Instructions for the task: Copy out every record below exactly as written, but leave out any pictures.

===== Input data

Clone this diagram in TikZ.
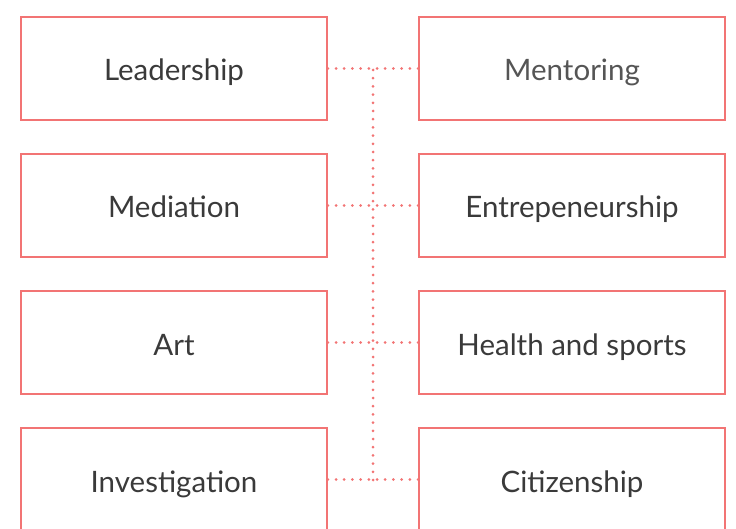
\documentclass[tikz,border=0pt]{standalone}
\usepackage{fontspec}
\setmainfont{Lato}
\definecolor{boxred}{HTML}{F27474}
\definecolor{txt}{HTML}{3A3A3A}
\definecolor{txtlight}{HTML}{555555}
\begin{document}
\begin{tikzpicture}[x=1pt,y=-1pt,
  card/.style={draw=boxred,line width=1.6pt,minimum width=306pt,minimum height=103pt,inner sep=0pt,
     font=\fontsize{29.5}{32}\selectfont,text=txt,text height=26pt,text depth=1pt},
  link/.style={draw=boxred,line width=3pt,line cap=round,dash pattern=on 0pt off 8.2pt}]
\useasboundingbox (0,0) rectangle (736,529);
\begin{scope}
\clip (0,0) rectangle (736,529);
\node[card] (l1) at (174,68.5) {Leadership};
\node[card] (l2) at (174,205.5) {Mediation};
\node[card] (l3) at (174,342.5) {Art};
\node[card] (l4) at (174,479.5) {Investigation};
\node[card,text=txtlight] (r1) at (572,68.5) {\addfontfeatures{FakeBold=-0.3}Mentoring};
\node[card] (r2) at (572,205.5) {Entrepeneurship};
\node[card] (r3) at (572,342.5) {Health and sports};
\node[card] (r4) at (572,479.5) {Citizenship};
\coordinate (top) at (373,70);
\coordinate (bot) at (373,480);
\foreach \i in {1,...,4}{
  \draw[link] (l\i.east) -- (r\i.west);
}
\draw[link] (top) -- (bot);
\end{scope}
\end{tikzpicture}
\end{document}
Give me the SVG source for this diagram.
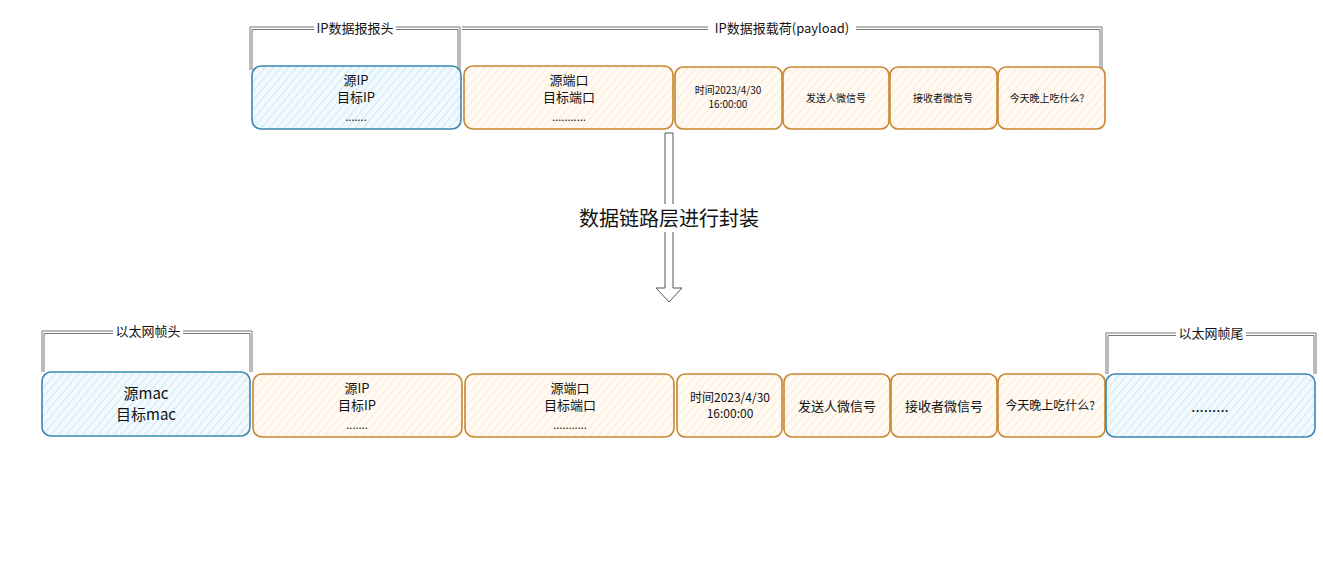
<svg xmlns="http://www.w3.org/2000/svg" width="1323" height="577" viewBox="0 0 1323 577">
<defs>
<pattern id="hb" width="6" height="6" patternUnits="userSpaceOnUse" patternTransform="rotate(40)">
<rect width="6" height="6" fill="#f1f9fd"/>
<line x1="0" y1="0" x2="0" y2="6" stroke="#c2e4f4" stroke-width="1.6"/>
</pattern>
<pattern id="ho" width="6" height="6" patternUnits="userSpaceOnUse" patternTransform="rotate(40)">
<rect width="6" height="6" fill="#fffaf3"/>
<line x1="0" y1="0" x2="0" y2="6" stroke="#ffe6c8" stroke-width="1.6"/>
</pattern>
</defs>
<style>
.b{fill:url(#hb);stroke:#3a86b0;stroke-width:1.6}
.o{fill:url(#ho);stroke:#c9852f;stroke-width:1.6}
text{font-family:"Noto Sans CJK SC","Liberation Sans",sans-serif;fill:#111;text-anchor:middle}
.br{fill:none;stroke:#777;stroke-width:1}
.lb{font-size:13px}
</style>
<rect width="1323" height="577" fill="#fff"/>

<g id="brackets">
<path class="br" d="M250 70V27H460V70M252 70V29.5H458V70"/>
<rect x="314" y="20" width="82" height="16" fill="#fff"/>
<text class="lb" x="355" y="33">IP数据报报头</text>
<path class="br" d="M462 27H1102V70M462 29.5H1100V70"/>
<rect x="708" y="20" width="148" height="16" fill="#fff"/>
<text class="lb" x="782" y="33">IP数据报载荷(payload)</text>
<path class="br" d="M42 372V331H252V372M44 372V333.5H250V372"/>
<rect x="113" y="323" width="70" height="16" fill="#fff"/>
<text class="lb" x="148" y="336">以太网帧头</text>
<path class="br" d="M1106 374V333H1316V374M1108 374V335.5H1314V374"/>
<rect x="1176" y="325" width="70" height="16" fill="#fff"/>
<text class="lb" x="1211" y="338">以太网帧尾</text>
</g>

<g id="top-ip-header"><rect class="b" x="252" y="66" width="209" height="63" rx="9"/>
<text font-size="13" x="356" y="85">源IP</text><text font-size="13" x="356" y="102">目标IP</text><text font-size="11" x="356" y="121">.......</text></g>
<g id="top-port"><rect class="o" x="464" y="66" width="209" height="63" rx="9"/>
<text font-size="13" x="569" y="85">源端口</text><text font-size="13" x="569" y="102">目标端口</text><text font-size="11" x="569" y="121">...........</text></g>
<g id="top-time"><rect class="o" x="675" y="67" width="107" height="62" rx="8"/>
<text font-size="10" x="728" y="94">时间2023/4/30</text><text font-size="10" x="728" y="108">16:00:00</text></g>
<g id="top-sender"><rect class="o" x="783" y="67" width="106" height="62" rx="8"/>
<text font-size="10" x="836" y="102">发送人微信号</text></g>
<g id="top-receiver"><rect class="o" x="890" y="67" width="107" height="62" rx="8"/>
<text font-size="10" x="943" y="102">接收者微信号</text></g>
<g id="top-msg"><rect class="o" x="998" y="67" width="107" height="62" rx="8"/>
<text font-size="10" x="1047" y="102">今天晚上吃什么?</text></g>

<g id="arrow">
<path d="M665 133H673V288H682L669 302L656 288H665Z" fill="#fff" stroke="#555" stroke-width="1"/>
<rect x="568" y="204" width="202" height="28" fill="#fff"/>
<text font-size="20" x="669" y="226">数据链路层进行封装</text>
</g>

<g id="bot-mac"><rect class="b" x="42" y="372" width="208" height="64" rx="9"/>
<text font-size="15" x="146" y="399">源mac</text><text font-size="15" x="146" y="420">目标mac</text></g>
<g id="bot-ip"><rect class="o" x="253" y="374" width="209" height="63" rx="9"/>
<text font-size="13" x="357" y="393">源IP</text><text font-size="13" x="357" y="410">目标IP</text><text font-size="11" x="357" y="429">.......</text></g>
<g id="bot-port"><rect class="o" x="465" y="374" width="209" height="63" rx="9"/>
<text font-size="13" x="570" y="393">源端口</text><text font-size="13" x="570" y="410">目标端口</text><text font-size="11" x="570" y="429">...........</text></g>
<g id="bot-time"><rect class="o" x="677" y="374" width="105" height="63" rx="8"/>
<text font-size="12" x="730" y="402">时间2023/4/30</text><text font-size="12" x="730" y="418">16:00:00</text></g>
<g id="bot-sender"><rect class="o" x="784" y="374" width="106" height="63" rx="8"/>
<text font-size="13" x="837" y="411">发送人微信号</text></g>
<g id="bot-receiver"><rect class="o" x="891" y="374" width="106" height="63" rx="8"/>
<text font-size="13" x="944" y="411">接收者微信号</text></g>
<g id="bot-msg"><rect class="o" x="998" y="374" width="107" height="63" rx="8"/>
<text font-size="12" x="1050" y="410">今天晚上吃什么?</text></g>
<g id="bot-trailer"><rect class="b" x="1106" y="374" width="209" height="63" rx="9"/>
<text font-size="15" x="1210" y="412">.........</text></g>
</svg>
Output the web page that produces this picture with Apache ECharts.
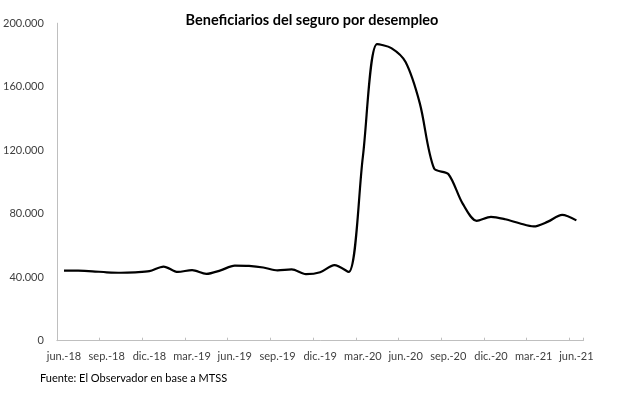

==========

Reply:
Clone this diagram in TikZ.
\documentclass[tikz,border=0pt]{standalone}
\usepackage{fontspec}
\setmainfont{Lato}
\definecolor{boxred}{HTML}{F27474}
\definecolor{txt}{HTML}{3A3A3A}
\definecolor{txtlight}{HTML}{555555}
\begin{document}
\begin{tikzpicture}[x=1pt,y=-1pt,
  card/.style={draw=boxred,line width=1.6pt,minimum width=306pt,minimum height=103pt,inner sep=0pt,
     font=\fontsize{29.5}{32}\selectfont,text=txt,text height=26pt,text depth=1pt},
  link/.style={draw=boxred,line width=3pt,line cap=round,dash pattern=on 0pt off 8.2pt}]
\useasboundingbox (0,0) rectangle (736,529);
\begin{scope}
\clip (0,0) rectangle (736,529);
\node[card] (l1) at (174,68.5) {Leadership};
\node[card] (l2) at (174,205.5) {Mediation};
\node[card] (l3) at (174,342.5) {Art};
\node[card] (l4) at (174,479.5) {Investigation};
\node[card,text=txtlight] (r1) at (572,68.5) {\addfontfeatures{FakeBold=-0.3}Mentoring};
\node[card] (r2) at (572,205.5) {Entrepeneurship};
\node[card] (r3) at (572,342.5) {Health and sports};
\node[card] (r4) at (572,479.5) {Citizenship};
\coordinate (top) at (373,70);
\coordinate (bot) at (373,480);
\foreach \i in {1,...,4}{
  \draw[link] (l\i.east) -- (r\i.west);
}
\draw[link] (top) -- (bot);
\end{scope}
\end{tikzpicture}
\end{document}
Give me the SVG source for this diagram.
<svg xmlns="http://www.w3.org/2000/svg" width="1323" height="577" viewBox="0 0 1323 577">
<defs>
<pattern id="hb" width="6" height="6" patternUnits="userSpaceOnUse" patternTransform="rotate(40)">
<rect width="6" height="6" fill="#f1f9fd"/>
<line x1="0" y1="0" x2="0" y2="6" stroke="#c2e4f4" stroke-width="1.6"/>
</pattern>
<pattern id="ho" width="6" height="6" patternUnits="userSpaceOnUse" patternTransform="rotate(40)">
<rect width="6" height="6" fill="#fffaf3"/>
<line x1="0" y1="0" x2="0" y2="6" stroke="#ffe6c8" stroke-width="1.6"/>
</pattern>
</defs>
<style>
.b{fill:url(#hb);stroke:#3a86b0;stroke-width:1.6}
.o{fill:url(#ho);stroke:#c9852f;stroke-width:1.6}
text{font-family:"Noto Sans CJK SC","Liberation Sans",sans-serif;fill:#111;text-anchor:middle}
.br{fill:none;stroke:#777;stroke-width:1}
.lb{font-size:13px}
</style>
<rect width="1323" height="577" fill="#fff"/>

<g id="brackets">
<path class="br" d="M250 70V27H460V70M252 70V29.5H458V70"/>
<rect x="314" y="20" width="82" height="16" fill="#fff"/>
<text class="lb" x="355" y="33">IP数据报报头</text>
<path class="br" d="M462 27H1102V70M462 29.5H1100V70"/>
<rect x="708" y="20" width="148" height="16" fill="#fff"/>
<text class="lb" x="782" y="33">IP数据报载荷(payload)</text>
<path class="br" d="M42 372V331H252V372M44 372V333.5H250V372"/>
<rect x="113" y="323" width="70" height="16" fill="#fff"/>
<text class="lb" x="148" y="336">以太网帧头</text>
<path class="br" d="M1106 374V333H1316V374M1108 374V335.5H1314V374"/>
<rect x="1176" y="325" width="70" height="16" fill="#fff"/>
<text class="lb" x="1211" y="338">以太网帧尾</text>
</g>

<g id="top-ip-header"><rect class="b" x="252" y="66" width="209" height="63" rx="9"/>
<text font-size="13" x="356" y="85">源IP</text><text font-size="13" x="356" y="102">目标IP</text><text font-size="11" x="356" y="121">.......</text></g>
<g id="top-port"><rect class="o" x="464" y="66" width="209" height="63" rx="9"/>
<text font-size="13" x="569" y="85">源端口</text><text font-size="13" x="569" y="102">目标端口</text><text font-size="11" x="569" y="121">...........</text></g>
<g id="top-time"><rect class="o" x="675" y="67" width="107" height="62" rx="8"/>
<text font-size="10" x="728" y="94">时间2023/4/30</text><text font-size="10" x="728" y="108">16:00:00</text></g>
<g id="top-sender"><rect class="o" x="783" y="67" width="106" height="62" rx="8"/>
<text font-size="10" x="836" y="102">发送人微信号</text></g>
<g id="top-receiver"><rect class="o" x="890" y="67" width="107" height="62" rx="8"/>
<text font-size="10" x="943" y="102">接收者微信号</text></g>
<g id="top-msg"><rect class="o" x="998" y="67" width="107" height="62" rx="8"/>
<text font-size="10" x="1047" y="102">今天晚上吃什么?</text></g>

<g id="arrow">
<path d="M665 133H673V288H682L669 302L656 288H665Z" fill="#fff" stroke="#555" stroke-width="1"/>
<rect x="568" y="204" width="202" height="28" fill="#fff"/>
<text font-size="20" x="669" y="226">数据链路层进行封装</text>
</g>

<g id="bot-mac"><rect class="b" x="42" y="372" width="208" height="64" rx="9"/>
<text font-size="15" x="146" y="399">源mac</text><text font-size="15" x="146" y="420">目标mac</text></g>
<g id="bot-ip"><rect class="o" x="253" y="374" width="209" height="63" rx="9"/>
<text font-size="13" x="357" y="393">源IP</text><text font-size="13" x="357" y="410">目标IP</text><text font-size="11" x="357" y="429">.......</text></g>
<g id="bot-port"><rect class="o" x="465" y="374" width="209" height="63" rx="9"/>
<text font-size="13" x="570" y="393">源端口</text><text font-size="13" x="570" y="410">目标端口</text><text font-size="11" x="570" y="429">...........</text></g>
<g id="bot-time"><rect class="o" x="677" y="374" width="105" height="63" rx="8"/>
<text font-size="12" x="730" y="402">时间2023/4/30</text><text font-size="12" x="730" y="418">16:00:00</text></g>
<g id="bot-sender"><rect class="o" x="784" y="374" width="106" height="63" rx="8"/>
<text font-size="13" x="837" y="411">发送人微信号</text></g>
<g id="bot-receiver"><rect class="o" x="891" y="374" width="106" height="63" rx="8"/>
<text font-size="13" x="944" y="411">接收者微信号</text></g>
<g id="bot-msg"><rect class="o" x="998" y="374" width="107" height="63" rx="8"/>
<text font-size="12" x="1050" y="410">今天晚上吃什么?</text></g>
<g id="bot-trailer"><rect class="b" x="1106" y="374" width="209" height="63" rx="9"/>
<text font-size="15" x="1210" y="412">.........</text></g>
</svg>
Output the web page that produces this picture with Apache ECharts.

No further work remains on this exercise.